Microsoft had told the court that it needed more time to prepare for the hearing, since the states significantly modified the remedy. The states retorted that Microsoft overstated the scope of those changes. "But for Microsoft's idiosyncratic and unjustified reading of the states' original proposal, the overwhelming majority of these clarifications would never have been necessary," the states' document said.

Rehashing Matters?

Microsoft and the states are also at odds over whether testimony related to removing middleware code from Windows should be allowed in the remedy hearing. The software company argued that since the Justice Department and states did not seek to force Microsoft to remove middleware code from Windows--but simply the user access, namely desktop icons--in the original combined case, it should not be a subject of the holdout states' case now. The states claimed that testimony and evidence related to middleware code removal is "highly relevant to fashioning the relief necessary to address Microsoft's anticompetitive comingling of code."

Other issues at hand are whether the holdout states should be allowed to include testimony about events that took place before June 24, 1999, the last day of testimony in the case's liability phase, as well as testimony regarding Microsoft's business practices in markets besides the desktop operating system area, such as server operating systems, handheld devices, and set-top boxes.
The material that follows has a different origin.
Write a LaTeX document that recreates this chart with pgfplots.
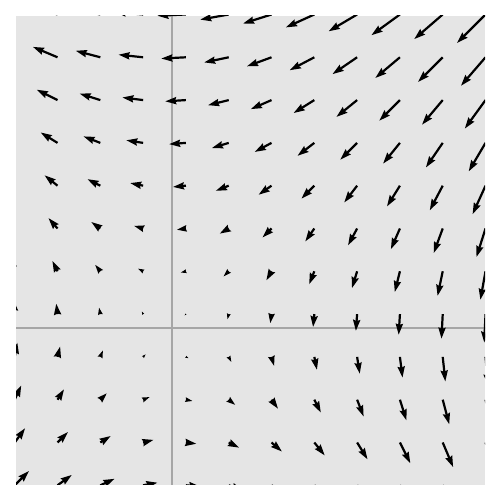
\documentclass[border=0pt]{standalone}
\usepackage{pgfplots}
\pgfplotsset{compat=1.18}
\usepackage{pgfplotstable}
\usetikzlibrary{arrows.meta}
\definecolor{bgc}{RGB}{229,229,229}
\definecolor{axc}{RGB}{166,166,166}
\pgfplotstableread{
x y u v f
-3.675 -3.675 0.3344 0.3344 1
-2.675 -3.675 0.3344 0.2434 1
-1.675 -3.675 0.3344 0.1524 1
-0.675 -3.675 0.3344 0.0614 1
0.325 -3.675 0.3344 -0.0296 1
1.325 -3.675 0.3344 -0.1206 1
2.325 -3.675 0.3344 -0.2116 1
3.325 -3.675 0.3344 -0.3026 1
4.325 -3.675 0.3344 -0.3936 1
5.325 -3.675 0.3344 -0.4846 1
6.325 -3.675 0.3344 -0.5756 1
7.325 -3.675 0.3344 -0.6666 1
-3.675 -2.675 0.2434 0.3344 1
-2.675 -2.675 0.2434 0.2434 1
-1.675 -2.675 0.2434 0.1524 1
-0.675 -2.675 0.2434 0.0614 1
0.325 -2.675 0.2434 -0.0296 1
1.325 -2.675 0.2434 -0.1206 1
2.325 -2.675 0.2434 -0.2116 1
3.325 -2.675 0.2434 -0.3026 1
4.325 -2.675 0.2434 -0.3936 1
5.325 -2.675 0.2434 -0.4846 1
6.325 -2.675 0.2434 -0.5756 1
7.325 -2.675 0.2434 -0.6666 1
-3.675 -1.675 0.1524 0.3344 1
-2.675 -1.675 0.1524 0.2434 1
-1.675 -1.675 0.1524 0.1524 0.89
-0.675 -1.675 0.1524 0.0614 0.68
0.325 -1.675 0.1524 -0.0296 0.64
1.325 -1.675 0.1524 -0.1206 0.80
2.325 -1.675 0.1524 -0.2116 1
3.325 -1.675 0.1524 -0.3026 1
4.325 -1.675 0.1524 -0.3936 1
5.325 -1.675 0.1524 -0.4846 1
6.325 -1.675 0.1524 -0.5756 1
7.325 -1.675 0.1524 -0.6666 1
-3.675 -0.675 0.0614 0.3344 1
-2.675 -0.675 0.0614 0.2434 1
-1.675 -0.675 0.0614 0.1524 0.68
-0.675 -0.675 0.0614 0.0614 0.36
0.325 -0.675 0.0614 -0.0296 0.28
1.325 -0.675 0.0614 -0.1206 0.56
2.325 -0.675 0.0614 -0.2116 0.91
3.325 -0.675 0.0614 -0.3026 1
4.325 -0.675 0.0614 -0.3936 1
5.325 -0.675 0.0614 -0.4846 1
6.325 -0.675 0.0614 -0.5756 1
7.325 -0.675 0.0614 -0.6666 1
-3.675 0.325 -0.0296 0.3344 1
-2.675 0.325 -0.0296 0.2434 1
-1.675 0.325 -0.0296 0.1524 0.64
-0.675 0.325 -0.0296 0.0614 0.28
0.325 0.325 -0.0296 -0.0296 0.17
1.325 0.325 -0.0296 -0.1206 0.51
2.325 0.325 -0.0296 -0.2116 0.88
3.325 0.325 -0.0296 -0.3026 1
4.325 0.325 -0.0296 -0.3936 1
5.325 0.325 -0.0296 -0.4846 1
6.325 0.325 -0.0296 -0.5756 1
7.325 0.325 -0.0296 -0.6666 1
-3.675 1.325 -0.1206 0.3344 1
-2.675 1.325 -0.1206 0.2434 1
-1.675 1.325 -0.1206 0.1524 0.80
-0.675 1.325 -0.1206 0.0614 0.56
0.325 1.325 -0.1206 -0.0296 0.51
1.325 1.325 -0.1206 -0.1206 0.70
2.325 1.325 -0.1206 -0.2116 1
3.325 1.325 -0.1206 -0.3026 1
4.325 1.325 -0.1206 -0.3936 1
5.325 1.325 -0.1206 -0.4846 1
6.325 1.325 -0.1206 -0.5756 1
7.325 1.325 -0.1206 -0.6666 1
-3.675 2.325 -0.2116 0.3344 1
-2.675 2.325 -0.2116 0.2434 1
-1.675 2.325 -0.2116 0.1524 1
-0.675 2.325 -0.2116 0.0614 0.91
0.325 2.325 -0.2116 -0.0296 0.88
1.325 2.325 -0.2116 -0.1206 1
2.325 2.325 -0.2116 -0.2116 1
3.325 2.325 -0.2116 -0.3026 1
4.325 2.325 -0.2116 -0.3936 1
5.325 2.325 -0.2116 -0.4846 1
6.325 2.325 -0.2116 -0.5756 1
7.325 2.325 -0.2116 -0.6666 1
-3.675 3.325 -0.3026 0.3344 1
-2.675 3.325 -0.3026 0.2434 1
-1.675 3.325 -0.3026 0.1524 1
-0.675 3.325 -0.3026 0.0614 1
0.325 3.325 -0.3026 -0.0296 1
1.325 3.325 -0.3026 -0.1206 1
2.325 3.325 -0.3026 -0.2116 1
3.325 3.325 -0.3026 -0.3026 1
4.325 3.325 -0.3026 -0.3936 1
5.325 3.325 -0.3026 -0.4846 1
6.325 3.325 -0.3026 -0.5756 1
7.325 3.325 -0.3026 -0.6666 1
-3.675 4.325 -0.3936 0.3344 1
-2.675 4.325 -0.3936 0.2434 1
-1.675 4.325 -0.3936 0.1524 1
-0.675 4.325 -0.3936 0.0614 1
0.325 4.325 -0.3936 -0.0296 1
1.325 4.325 -0.3936 -0.1206 1
2.325 4.325 -0.3936 -0.2116 1
3.325 4.325 -0.3936 -0.3026 1
4.325 4.325 -0.3936 -0.3936 1
5.325 4.325 -0.3936 -0.4846 1
6.325 4.325 -0.3936 -0.5756 1
7.325 4.325 -0.3936 -0.6666 1
-3.675 5.325 -0.4846 0.3344 1
-2.675 5.325 -0.4846 0.2434 1
-1.675 5.325 -0.4846 0.1524 1
-0.675 5.325 -0.4846 0.0614 1
0.325 5.325 -0.4846 -0.0296 1
1.325 5.325 -0.4846 -0.1206 1
2.325 5.325 -0.4846 -0.2116 1
3.325 5.325 -0.4846 -0.3026 1
4.325 5.325 -0.4846 -0.3936 1
5.325 5.325 -0.4846 -0.4846 1
6.325 5.325 -0.4846 -0.5756 1
7.325 5.325 -0.4846 -0.6666 1
-3.675 6.325 -0.5756 0.3344 1
-2.675 6.325 -0.5756 0.2434 1
-1.675 6.325 -0.5756 0.1524 1
-0.675 6.325 -0.5756 0.0614 1
0.325 6.325 -0.5756 -0.0296 1
1.325 6.325 -0.5756 -0.1206 1
2.325 6.325 -0.5756 -0.2116 1
3.325 6.325 -0.5756 -0.3026 1
4.325 6.325 -0.5756 -0.3936 1
5.325 6.325 -0.5756 -0.4846 1
6.325 6.325 -0.5756 -0.5756 1
7.325 6.325 -0.5756 -0.6666 1
-3.675 7.325 -0.6666 0.3344 1
-2.675 7.325 -0.6666 0.2434 1
-1.675 7.325 -0.6666 0.1524 1
-0.675 7.325 -0.6666 0.0614 1
0.325 7.325 -0.6666 -0.0296 1
1.325 7.325 -0.6666 -0.1206 1
2.325 7.325 -0.6666 -0.2116 1
3.325 7.325 -0.6666 -0.3026 1
4.325 7.325 -0.6666 -0.3936 1
5.325 7.325 -0.6666 -0.4846 1
6.325 7.325 -0.6666 -0.5756 1
7.325 7.325 -0.6666 -0.6666 1
}\field
\begin{document}
\begin{tikzpicture}
\begin{axis}[
  width=469bp, height=469bp, scale only axis,
  xmin=-3.645, xmax=7.313, ymin=-3.668, ymax=7.290,
  ticks=none,
  axis line style={draw=none},
  axis background/.style={fill=bgc},
  point meta min=0, point meta max=1,
]
\addplot[axc, line width=2bp, forget plot] coordinates {(0,-5) (0,9)};
\addplot[axc, line width=2bp, forget plot] coordinates {(-5,0) (9,0)};
\addplot[black, line width=2.2bp,
  quiver={u=\thisrow{u}, v=\thisrow{v},
    every arrow/.append style={
      -{Stealth[length=11bp,width=7bp,inset=1.1bp,scale=\pgfplotspointmetatransformed/1000]},
      line width=2.2bp*\pgfplotspointmetatransformed/1000
    }},
  point meta=\thisrow{f}]
  table[x=x, y=y] {\field};
\end{axis}
\path (-16bp,-15bp) rectangle (484bp,485bp);
\end{tikzpicture}
\end{document}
Microsoft maintained that since an appeals' court decision last year found Microsoft in violation of antitrust law only in the PC OS market, evidence and testimony related to the other markets is irrelevant, adding that the appeals court's findings of liability create the basis for the remedy process. In their filing, the states claimed that Judge Kollar-Kotelly has already stated she would not limit the scope of the remedy hearing before it begins.

Witness Limits Sought

The parties also disagree over whether the states' lay witnesses--those who aren't legal experts--should be allowed to offer testimony regarding each side's proposed remedy. The states claimed that Microsoft's opposition to this testimony, on the grounds that it would amount to opinions from unqualified witnesses, is premature and unnecessary.

"The non-settling states complain that Microsoft's motion ... is an attempt to 'muzzle' their witnesses 'in sweeping fashion.' If by 'muzzle' they mean prevent them from cluttering the record with inadmissible opinion testimony from lay witnesses, then they are correct," countered Microsoft's filing.

Microsoft also asked the court to preclude the testimony of James Barksdale, former chief executive of Netscape, and Steven McGeady, a former Intel vice president, because their testimony would be repetitive of prior testimony or "wholly speculative." The states, not surprisingly, opposed that motion.